Trips
Leonard Billing: I studied economics with
Gerry Barnes, who may not
have been the best teacher, but he did encourage me to go on a trip to
study the cooperatives that existed in the southern towns around BMC,
because I was interested in the Rochdale "twin pines" co-ops.
That was a broadening experience.
Robert Sunley: A trip made by several students (including me) and
faculty to Harlan, Kentucky had a high impact on me. Armed men, hired by
the mine owners, patrolled the streets and not too long before there had
been real violence.... There were other similar trips to different
places and for different purposes, but all had the common feature of
being small groups with faculty and students, informal and into real
life, not conducted tours.
Leslie Paul Symington: Early in 1942 a group of BMC students attended
a conference sponsored by the International Student Service on
students's stake in the war efforts and post-war planning.

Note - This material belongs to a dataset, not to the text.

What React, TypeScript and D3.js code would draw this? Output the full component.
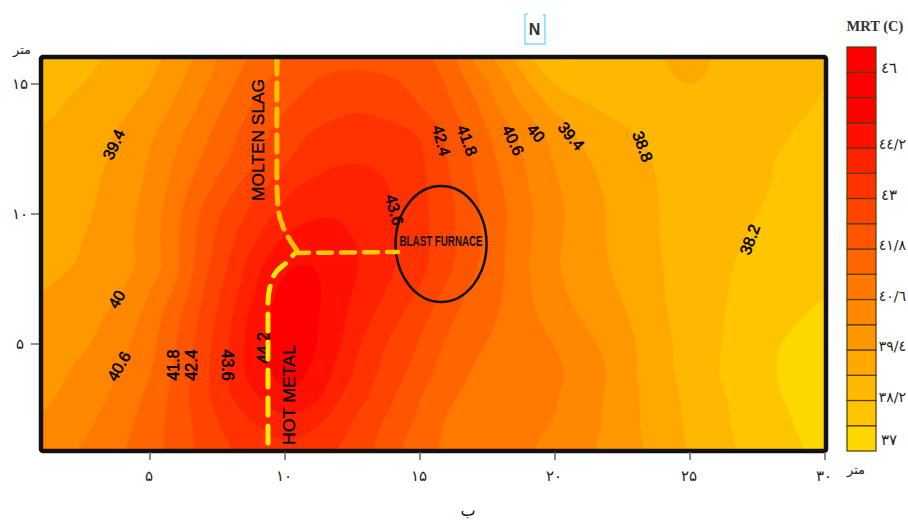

Bob Wunsch
drove four of us to the University of North Carolina where about a
hundred students from colleges throughout the South had gathered to hear
Frank Graham, Stuart Cramer, James Carey (CIO), M.G. Mann, Arthur
Sweetset, Jonathan Daniels, and Eleanor Roosevelt, with whom I had the
opportunity to speak when we broke up into small discussion groups.
Norman Weston:
A group of us went to Washington, checked into a
hotel, called Senator LaFollette, made an appointment and went to see
him. I recall sitting on the floor in his office and discussing
matters.... I vaguely recall calling on Senator Norris in connection
with a trip to the Norris Dam.
Leslie Paul Symington:
Trips were highlights of my "Southern
experience," sociological trips in particular. Nothing one had
studied in earlier years or read of in a classroom situation could
compare with the sights, sounds, smells and atmosphere of a Georgia
landscape, seeing the living conditions of black sharecroppers and
learning firsthand what the government was doing about them.